__Exercise goal__
Retype each line exactly. Skip images.

__Dataset excerpt__
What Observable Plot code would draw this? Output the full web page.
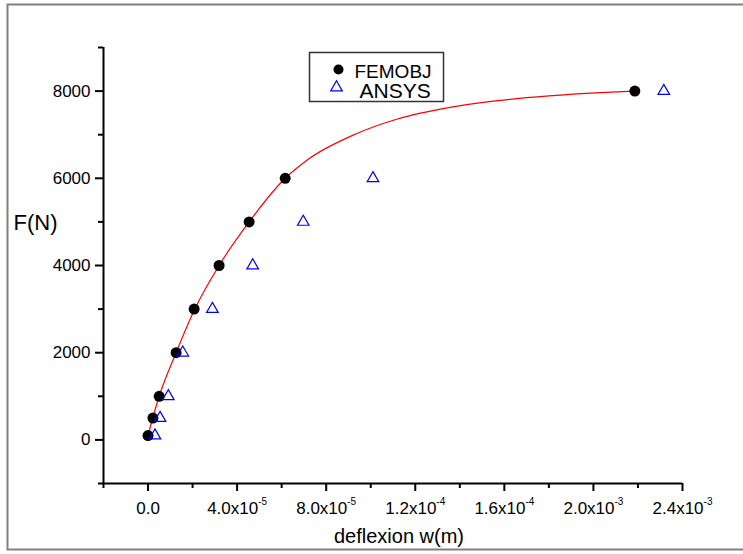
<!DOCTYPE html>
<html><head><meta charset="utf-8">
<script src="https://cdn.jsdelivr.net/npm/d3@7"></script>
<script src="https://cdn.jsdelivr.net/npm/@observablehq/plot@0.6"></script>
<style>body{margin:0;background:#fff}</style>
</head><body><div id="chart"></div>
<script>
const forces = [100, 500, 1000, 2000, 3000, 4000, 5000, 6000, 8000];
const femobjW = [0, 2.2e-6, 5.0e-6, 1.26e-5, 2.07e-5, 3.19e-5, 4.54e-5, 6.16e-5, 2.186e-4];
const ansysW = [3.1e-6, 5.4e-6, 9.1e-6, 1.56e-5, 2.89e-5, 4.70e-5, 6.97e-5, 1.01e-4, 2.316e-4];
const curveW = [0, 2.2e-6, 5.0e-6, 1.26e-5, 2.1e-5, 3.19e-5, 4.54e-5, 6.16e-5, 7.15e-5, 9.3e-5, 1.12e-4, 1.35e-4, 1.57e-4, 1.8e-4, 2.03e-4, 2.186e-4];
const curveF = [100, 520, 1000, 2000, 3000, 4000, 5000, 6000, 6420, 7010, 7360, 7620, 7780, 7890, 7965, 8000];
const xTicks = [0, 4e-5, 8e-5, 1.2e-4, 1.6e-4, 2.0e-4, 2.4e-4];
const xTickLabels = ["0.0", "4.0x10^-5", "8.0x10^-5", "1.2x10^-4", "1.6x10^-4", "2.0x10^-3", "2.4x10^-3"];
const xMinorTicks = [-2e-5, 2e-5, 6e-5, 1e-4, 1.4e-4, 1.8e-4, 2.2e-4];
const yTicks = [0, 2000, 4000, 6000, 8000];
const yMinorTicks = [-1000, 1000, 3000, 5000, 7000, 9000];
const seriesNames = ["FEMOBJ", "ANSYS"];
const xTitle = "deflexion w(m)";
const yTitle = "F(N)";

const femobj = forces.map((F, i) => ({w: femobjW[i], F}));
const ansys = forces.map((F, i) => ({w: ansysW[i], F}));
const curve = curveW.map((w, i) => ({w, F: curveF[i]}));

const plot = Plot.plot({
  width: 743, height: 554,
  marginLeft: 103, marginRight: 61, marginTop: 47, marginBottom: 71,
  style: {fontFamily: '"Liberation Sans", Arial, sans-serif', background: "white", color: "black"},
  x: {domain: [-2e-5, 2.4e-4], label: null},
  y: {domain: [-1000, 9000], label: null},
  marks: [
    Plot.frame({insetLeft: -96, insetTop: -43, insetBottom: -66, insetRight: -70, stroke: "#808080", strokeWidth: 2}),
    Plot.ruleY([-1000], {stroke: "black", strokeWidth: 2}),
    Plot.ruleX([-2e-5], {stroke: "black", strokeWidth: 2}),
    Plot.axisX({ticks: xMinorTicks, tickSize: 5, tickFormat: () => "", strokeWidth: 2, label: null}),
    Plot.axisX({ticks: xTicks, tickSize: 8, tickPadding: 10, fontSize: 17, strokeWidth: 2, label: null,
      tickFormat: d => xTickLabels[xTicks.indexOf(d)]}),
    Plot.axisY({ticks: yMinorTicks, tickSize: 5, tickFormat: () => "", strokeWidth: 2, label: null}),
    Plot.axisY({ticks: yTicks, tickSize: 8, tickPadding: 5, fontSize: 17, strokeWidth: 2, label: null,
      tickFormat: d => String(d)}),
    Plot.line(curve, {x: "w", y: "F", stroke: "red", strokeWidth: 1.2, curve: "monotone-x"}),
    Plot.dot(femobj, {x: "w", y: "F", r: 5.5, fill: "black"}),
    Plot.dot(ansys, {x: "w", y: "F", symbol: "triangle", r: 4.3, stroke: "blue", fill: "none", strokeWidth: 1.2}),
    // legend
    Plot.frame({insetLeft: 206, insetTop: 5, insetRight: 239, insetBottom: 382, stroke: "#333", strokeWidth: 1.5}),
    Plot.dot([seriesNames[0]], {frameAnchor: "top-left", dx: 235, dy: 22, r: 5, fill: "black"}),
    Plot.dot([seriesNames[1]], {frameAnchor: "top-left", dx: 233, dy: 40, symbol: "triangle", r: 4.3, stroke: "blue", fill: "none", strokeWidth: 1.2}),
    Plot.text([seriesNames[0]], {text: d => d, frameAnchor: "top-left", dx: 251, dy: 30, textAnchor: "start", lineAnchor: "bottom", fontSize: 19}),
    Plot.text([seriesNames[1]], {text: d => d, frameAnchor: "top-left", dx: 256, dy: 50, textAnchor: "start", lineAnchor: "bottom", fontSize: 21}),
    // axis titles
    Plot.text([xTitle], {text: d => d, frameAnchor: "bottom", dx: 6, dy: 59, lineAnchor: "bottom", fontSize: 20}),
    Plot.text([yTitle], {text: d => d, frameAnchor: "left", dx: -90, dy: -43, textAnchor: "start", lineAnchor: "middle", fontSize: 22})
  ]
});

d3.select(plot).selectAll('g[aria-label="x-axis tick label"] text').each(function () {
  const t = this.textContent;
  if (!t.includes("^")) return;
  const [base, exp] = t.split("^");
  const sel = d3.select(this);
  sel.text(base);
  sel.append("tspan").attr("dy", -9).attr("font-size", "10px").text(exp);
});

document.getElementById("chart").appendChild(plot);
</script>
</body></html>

__The reply__
What Observable Plot code would draw this? Output the full web page.
<!DOCTYPE html>
<html><head><meta charset="utf-8">
<script src="https://cdn.jsdelivr.net/npm/d3@7"></script>
<script src="https://cdn.jsdelivr.net/npm/@observablehq/plot@0.6"></script>
<style>body{margin:0;background:#fff}</style>
</head><body><div id="chart"></div>
<script>
const forces = [100, 500, 1000, 2000, 3000, 4000, 5000, 6000, 8000];
const femobjW = [0, 2.2e-6, 5.0e-6, 1.26e-5, 2.07e-5, 3.19e-5, 4.54e-5, 6.16e-5, 2.186e-4];
const ansysW = [3.1e-6, 5.4e-6, 9.1e-6, 1.56e-5, 2.89e-5, 4.70e-5, 6.97e-5, 1.01e-4, 2.316e-4];
const curveW = [0, 2.2e-6, 5.0e-6, 1.26e-5, 2.1e-5, 3.19e-5, 4.54e-5, 6.16e-5, 7.15e-5, 9.3e-5, 1.12e-4, 1.35e-4, 1.57e-4, 1.8e-4, 2.03e-4, 2.186e-4];
const curveF = [100, 520, 1000, 2000, 3000, 4000, 5000, 6000, 6420, 7010, 7360, 7620, 7780, 7890, 7965, 8000];
const xTicks = [0, 4e-5, 8e-5, 1.2e-4, 1.6e-4, 2.0e-4, 2.4e-4];
const xTickLabels = ["0.0", "4.0x10^-5", "8.0x10^-5", "1.2x10^-4", "1.6x10^-4", "2.0x10^-3", "2.4x10^-3"];
const xMinorTicks = [-2e-5, 2e-5, 6e-5, 1e-4, 1.4e-4, 1.8e-4, 2.2e-4];
const yTicks = [0, 2000, 4000, 6000, 8000];
const yMinorTicks = [-1000, 1000, 3000, 5000, 7000, 9000];
const seriesNames = ["FEMOBJ", "ANSYS"];
const xTitle = "deflexion w(m)";
const yTitle = "F(N)";

const femobj = forces.map((F, i) => ({w: femobjW[i], F}));
const ansys = forces.map((F, i) => ({w: ansysW[i], F}));
const curve = curveW.map((w, i) => ({w, F: curveF[i]}));

const plot = Plot.plot({
  width: 743, height: 554,
  marginLeft: 103, marginRight: 61, marginTop: 47, marginBottom: 71,
  style: {fontFamily: '"Liberation Sans", Arial, sans-serif', background: "white", color: "black"},
  x: {domain: [-2e-5, 2.4e-4], label: null},
  y: {domain: [-1000, 9000], label: null},
  marks: [
    Plot.frame({insetLeft: -96, insetTop: -43, insetBottom: -66, insetRight: -70, stroke: "#808080", strokeWidth: 2}),
    Plot.ruleY([-1000], {stroke: "black", strokeWidth: 2}),
    Plot.ruleX([-2e-5], {stroke: "black", strokeWidth: 2}),
    Plot.axisX({ticks: xMinorTicks, tickSize: 5, tickFormat: () => "", strokeWidth: 2, label: null}),
    Plot.axisX({ticks: xTicks, tickSize: 8, tickPadding: 10, fontSize: 17, strokeWidth: 2, label: null,
      tickFormat: d => xTickLabels[xTicks.indexOf(d)]}),
    Plot.axisY({ticks: yMinorTicks, tickSize: 5, tickFormat: () => "", strokeWidth: 2, label: null}),
    Plot.axisY({ticks: yTicks, tickSize: 8, tickPadding: 5, fontSize: 17, strokeWidth: 2, label: null,
      tickFormat: d => String(d)}),
    Plot.line(curve, {x: "w", y: "F", stroke: "red", strokeWidth: 1.2, curve: "monotone-x"}),
    Plot.dot(femobj, {x: "w", y: "F", r: 5.5, fill: "black"}),
    Plot.dot(ansys, {x: "w", y: "F", symbol: "triangle", r: 4.3, stroke: "blue", fill: "none", strokeWidth: 1.2}),
    // legend
    Plot.frame({insetLeft: 206, insetTop: 5, insetRight: 239, insetBottom: 382, stroke: "#333", strokeWidth: 1.5}),
    Plot.dot([seriesNames[0]], {frameAnchor: "top-left", dx: 235, dy: 22, r: 5, fill: "black"}),
    Plot.dot([seriesNames[1]], {frameAnchor: "top-left", dx: 233, dy: 40, symbol: "triangle", r: 4.3, stroke: "blue", fill: "none", strokeWidth: 1.2}),
    Plot.text([seriesNames[0]], {text: d => d, frameAnchor: "top-left", dx: 251, dy: 30, textAnchor: "start", lineAnchor: "bottom", fontSize: 19}),
    Plot.text([seriesNames[1]], {text: d => d, frameAnchor: "top-left", dx: 256, dy: 50, textAnchor: "start", lineAnchor: "bottom", fontSize: 21}),
    // axis titles
    Plot.text([xTitle], {text: d => d, frameAnchor: "bottom", dx: 6, dy: 59, lineAnchor: "bottom", fontSize: 20}),
    Plot.text([yTitle], {text: d => d, frameAnchor: "left", dx: -90, dy: -43, textAnchor: "start", lineAnchor: "middle", fontSize: 22})
  ]
});

d3.select(plot).selectAll('g[aria-label="x-axis tick label"] text').each(function () {
  const t = this.textContent;
  if (!t.includes("^")) return;
  const [base, exp] = t.split("^");
  const sel = d3.select(this);
  sel.text(base);
  sel.append("tspan").attr("dy", -9).attr("font-size", "10px").text(exp);
});

document.getElementById("chart").appendChild(plot);
</script>
</body></html>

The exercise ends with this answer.